The five hierarchies
People talk as if a person is genetically programmed to be an alpha male (or alpha female). In fact there cannot be a simple ‘dominance gene’. If there were, its alleles, the ‘subordination genes’, would have been eliminated by reproductive competition millions of years ago. Animal dominance is a function of several things, such as social role (in humans not wholly under genetic control), stage of life and what one textbook calls the ‘capacity and inclination to play the game of ascending a dominance hierarchy’. Now, if there is one of these things that is very open to influence from upbringing and environment, it is the inclination to play the dominance game. It would be interesting to research those individuals who appear fitted for dominance but who nevertheless refuse to exercise it; and whether the same renunciation occurs in the animal world.

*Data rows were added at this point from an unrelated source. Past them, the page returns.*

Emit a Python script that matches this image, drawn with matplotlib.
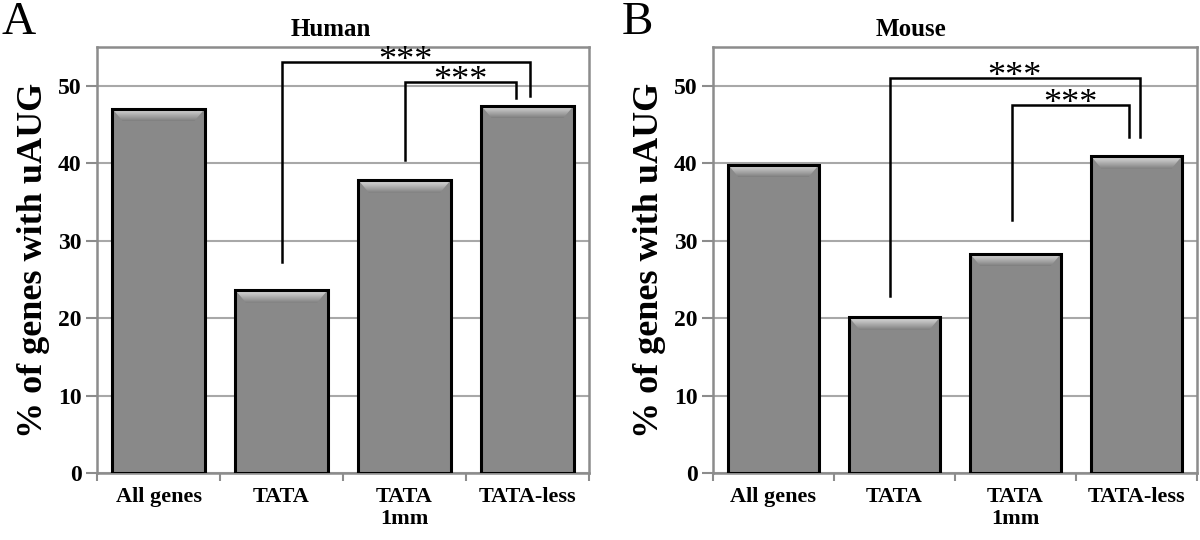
import numpy as np
import matplotlib
matplotlib.use("Agg")
import matplotlib.pyplot as plt
from matplotlib.patches import Polygon
from matplotlib.colors import LinearSegmentedColormap

# ---- data ----
categories = ["All genes", "TATA", "TATA\n1mm", "TATA-less"]
human_values = [47.0, 23.6, 37.8, 47.4]
mouse_values = [39.8, 20.1, 28.3, 40.9]
yticks = [0, 10, 20, 30, 40, 50]
titles = ["Human", "Mouse"]
panel_letters = ["A", "B"]
ylabel = "% of genes with uAUG"
# brackets: (x_left, x_right, top, left_bottom, right_bottom, label)
human_brackets = [(1.0, 3.02, 53.0, 27.3, 48.7, "***"),
                  (2.0, 2.91, 50.5, 40.4, 48.4, "***")]
mouse_brackets = [(0.96, 3.03, 51.0, 22.9, 43.4, "***"),
                  (1.97, 2.94, 47.5, 32.7, 43.4, "***")]

SERIF = ["Liberation Serif", "DejaVu Serif"]
plt.rcParams["font.family"] = SERIF

W, H = 1200, 540
fig = plt.figure(figsize=(12, 5.4), dpi=100)
axL = fig.add_axes([97 / W, 67 / H, 492 / W, 426 / H])
axR = fig.add_axes([713 / W, 67 / H, 484 / W, 426 / H])

BAR_COLOR = "#898989"
GRID = "#a8a8a8"
FRAME = "#8c8c8c"
BAR_W = 0.75
grad = np.linspace(0, 1, 64).reshape(-1, 1)
bevel_cmap = LinearSegmentedColormap.from_list(
    "bev", [(0.0, "#7e7e7e"), (0.15, "#8e8e8e"), (0.7, "#c4c4c4"), (1.0, "#d8d8d8")])


def draw_panel(ax, values, brackets, title, title_x):
    x = np.arange(len(categories))
    ax.set_axisbelow(True)
    ax.yaxis.grid(True, color=GRID, lw=1.5)
    ax.set_yticks(yticks)
    ax.set_yticklabels([str(t) for t in yticks], fontsize=17, fontweight="bold")
    ax.tick_params(axis="y", length=8, width=1.5, color=FRAME, pad=3)
    ax.set_xticks(x)
    ax.set_xticklabels(categories, fontsize=16, fontweight="bold", linespacing=1.15)
    ax.tick_params(axis="x", which="major", length=0, pad=10)
    ax.set_xticks(np.arange(-0.5, len(categories), 1.0), minor=True)
    ax.tick_params(axis="x", which="minor", length=6, width=1.5, color=FRAME)
    for s in ax.spines.values():
        s.set_color(FRAME)
        s.set_linewidth(1.8)

    ax.bar(x, values, width=BAR_W, color=BAR_COLOR, edgecolor="none", zorder=2)
    # bevel on top of each bar
    hb = 1.6
    inset = 0.085
    for xi, v in zip(x, values):
        x0, x1 = xi - BAR_W / 2, xi + BAR_W / 2
        poly = Polygon([[x0, v], [x1, v], [x1 - inset, v - hb], [x0 + inset, v - hb]],
                       closed=True, transform=ax.transData, facecolor="none",
                       edgecolor="none")
        ax.add_patch(poly)
        im = ax.imshow(grad, extent=[x0, x1, v - hb, v], aspect="auto",
                       cmap=bevel_cmap, origin="lower", zorder=2.5,
                       interpolation="bilinear")
        im.set_clip_path(poly)
        ax.plot([x0, x1, x1, x0, x0], [0, 0, v, v, 0], color="black", lw=2.2,
                zorder=3, solid_joinstyle="miter")
    ax.set_xlim(-0.5, len(categories) - 0.5)
    ax.set_ylim(0, 55)

    for (xl, xr, top, lb, rb, lab) in brackets:
        ax.plot([xl, xl, xr, xr], [lb, top, top, rb], color="black", lw=1.8,
                zorder=4, solid_joinstyle="miter")
        ax.text((xl + xr) / 2, top - 1.0, lab, ha="center", va="baseline",
                fontsize=26, zorder=5)

    ax.text(title_x, 1.015, title, transform=ax.transAxes, ha="center",
            va="bottom", fontsize=18, fontweight="bold")
    ax.set_ylabel(ylabel, fontsize=26, fontweight="bold", labelpad=6)


draw_panel(axL, human_values, human_brackets, titles[0], 0.476)
draw_panel(axR, mouse_values, mouse_brackets, titles[1], 0.41)

fig.text(2 / W, 1 - 2 / H, panel_letters[0], ha="left", va="top", fontsize=34)
fig.text(622 / W, 1 - 2 / H, panel_letters[1], ha="left", va="top", fontsize=34)

fig.savefig("out.png", dpi=100)
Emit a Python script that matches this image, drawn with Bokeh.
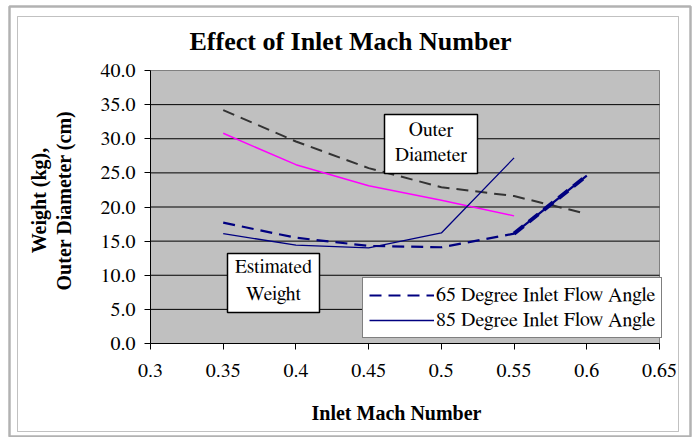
from math import pi
from bokeh.plotting import figure
from bokeh.models import (Label, BoxAnnotation, Legend, LegendItem, FixedTicker, Range1d, LinearAxis)
from bokeh.embed import file_html
from bokeh.resources import INLINE

# ---- data ----
mach = [0.35, 0.40, 0.45, 0.50, 0.55, 0.60]
diameter_65 = [34.2, 29.6, 25.7, 22.9, 21.6, 19.0]
diameter_85 = [30.8, 26.2, 23.1, 21.0, 18.7]
weight_65 = [17.7, 15.5, 14.3, 14.1, 16.1, 24.6]
weight_85 = [16.1, 14.4, 14.0, 16.2, 27.2]
x_ticks = [0.3, 0.35, 0.4, 0.45, 0.5, 0.55, 0.6, 0.65]
x_tick_labels = ["0.3", "0.35", "0.4", "0.45", "0.5", "0.55", "0.6", "0.65"]
y_ticks = [0, 5, 10, 15, 20, 25, 30, 35, 40]
y_tick_labels = ["0.0", "5.0", "10.0", "15.0", "20.0", "25.0", "30.0", "35.0", "40.0"]
series_labels = ["65 Degree Inlet Flow Angle", "85 Degree Inlet Flow Angle"]
title_text = "Effect of Inlet Mach Number"
x_title = "Inlet Mach Number"
y_title_lines = ["Weight (kg),", "Outer Diameter (cm)"]
callout_diameter = ["Outer", "Diameter"]
callout_weight = ["Estimated", "Weight"]

X0, X1 = x_ticks[0], x_ticks[-1]
Y0, Y1 = y_ticks[0], y_ticks[-1]

SERIF = "FreeSerif, Liberation Serif, serif"
SERIF_BOLD = "Liberation Serif"

# ---- canvas geometry: frame covers whole canvas; plot area placed in pixels ----
W, H = 694, 437
PL, PR, PT, PB = 150, 659, 70, 343
kx = (X1 - X0) / (PR - PL)
ky = (Y1 - Y0) / (PB - PT)
def dx(px):
    return X0 + (px - PL) * kx
def dy(py):
    return Y0 + (PB - py) * ky

p = figure(width=W, height=H, x_range=Range1d(dx(0), dx(W)), y_range=Range1d(dy(H), dy(0)),
           output_backend="svg", toolbar_location=None, title=None,
           x_axis_location=None, y_axis_location=None,
           min_border=0, min_border_left=0, min_border_right=0, min_border_top=0, min_border_bottom=0)
p.background_fill_color = "white"
p.border_fill_color = "white"
p.outline_line_color = None
p.xgrid.visible = False
p.ygrid.visible = False

# plot area
p.quad(left=[X0], right=[X1], bottom=[Y0], top=[Y1], fill_color="#C0C0C0", line_color="#808080", line_width=1)
# horizontal grid lines at inner y ticks
inner_y = y_ticks[1:-1]
p.segment(x0=[X0] * len(inner_y), x1=[X1] * len(inner_y), y0=inner_y, y1=inner_y,
          line_color="black", line_width=1)

xaxis = LinearAxis(fixed_location=Y0, bounds=(X0, X1))
yaxis = LinearAxis(fixed_location=X0, bounds=(Y0, Y1))
for ax, ticks, labels in ((xaxis, x_ticks, x_tick_labels), (yaxis, y_ticks, y_tick_labels)):
    ax.ticker = FixedTicker(ticks=ticks, minor_ticks=[])
    ax.major_label_overrides = {float(t): l for t, l in zip(ticks, labels)}
    ax.major_tick_in = 0
    ax.major_tick_out = 6
    ax.minor_tick_line_color = None
    ax.axis_line_color = "black"
    ax.major_tick_line_color = "black"
    ax.major_label_text_font = SERIF
    ax.major_label_text_font_size = "20px"
    ax.major_label_text_color = "black"
xaxis.major_label_standoff = 14
yaxis.major_label_standoff = 9
p.add_layout(xaxis, "below")
p.add_layout(yaxis, "left")

# ---- series ----
p.line(mach, diameter_65, line_color="#333333", line_width=2, line_dash="12 7")
p.line(mach[:5], diameter_85, line_color="#FF00FF", line_width=1.5)
r65 = p.line(mach, weight_65, line_color="#000080", line_width=2.2, line_dash="12 7")
p.line(mach[4:], weight_65[4:], line_color="#000080", line_width=4, line_dash="12 7")
r85 = p.line(mach[:5], weight_85, line_color="#000080", line_width=1.3)

# ---- callout boxes ----
def box_with_text(l, r, t, b, lines_py, lines):
    p.add_layout(BoxAnnotation(left=dx(l), right=dx(r), top=dy(t), bottom=dy(b),
                               fill_color="white", fill_alpha=1,
                               line_color="black", line_width=1.5, line_alpha=1))
    for yy, txt in zip(lines_py, lines):
        p.add_layout(Label(x=dx((l + r) / 2), y=dy(yy), text=txt, text_font=SERIF, text_font_size="19.5px",
                           text_align="center", text_baseline="middle", text_color="black"))

box_with_text(384, 477, 114, 173, [129, 154], callout_diameter)
box_with_text(227, 319, 253, 312, [266, 293], callout_weight)

# ---- legend ----
legend = Legend(items=[LegendItem(label=series_labels[0], renderers=[r65]),
                       LegendItem(label=series_labels[1], renderers=[r85])],
                location=(362, H - 338), orientation="vertical",
                glyph_width=65, glyph_height=22, label_height=22, label_standoff=2,
                spacing=3, padding=6, margin=0,
                border_line_color="black", border_line_width=1,
                background_fill_color="white", background_fill_alpha=1,
                label_text_font=SERIF, label_text_font_size="20px", label_text_color="black")
p.add_layout(legend)

# ---- titles ----
p.add_layout(Label(x=dx(350), y=dy(41), text=title_text,
                   text_font=SERIF_BOLD, text_font_size="26px", text_font_style="bold",
                   text_align="center", text_baseline="middle", text_color="black"))
p.add_layout(Label(x=dx(396), y=dy(412), text=x_title,
                   text_font=SERIF_BOLD, text_font_size="20px", text_font_style="bold",
                   text_align="center", text_baseline="middle", text_color="black"))
for xx, txt in zip([38, 63], y_title_lines):
    p.add_layout(Label(x=dx(xx), y=dy(200), text=txt, angle=pi / 2,
                       text_font=SERIF_BOLD, text_font_size="20px", text_font_style="bold",
                       text_align="center", text_baseline="middle", text_color="black"))

# ---- chart borders ----
p.add_layout(BoxAnnotation(left=dx(9), right=dx(690), top=dy(6), bottom=dy(436),
                           fill_alpha=0, line_color="black", line_width=2.5))
p.add_layout(BoxAnnotation(left=dx(17), right=dx(678), top=dy(16), bottom=dy(431),
                           fill_alpha=0, line_color="#333333", line_width=1))

open("out.html", "w").write(file_html(p, INLINE))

Of course, the catch with humans is that we have so many different hierarchies, in fact five overlapping ones: the biological, the economic, the political, the aesthetic and the moral. Those who have no chance of competing in the first four may make a show of sacrificing the goods they anyway have little chance of obtaining, in order to advance in the fifth hierarchy.

One Response to “The five hierarchies”
As a phenotypical trait, the evidence is to some extent confounded by the influence of environment, but there is a pronounced biological basis for it. We know for example that a battle is raged in utero. The mother’s body prefers small offspring because require fewer resources now and they’re easier to support later, while the male’s prefer larger more aggressive offspring. Aggressive genes tend to win, though the process appears to be self-limiting, at least in a crowded world. The large aggressive types tend to be culled by war, famine, pestilence or imprisonment. For example, France the average height in France appears to have dropped several inches between 1800 and 1850. After the war, the average French soldier was shorter than the male population average in 1800. That implies a substantial reversal. On average and controlling for environmental factors, I would expect to find that the larger, more aggressive types tend to win.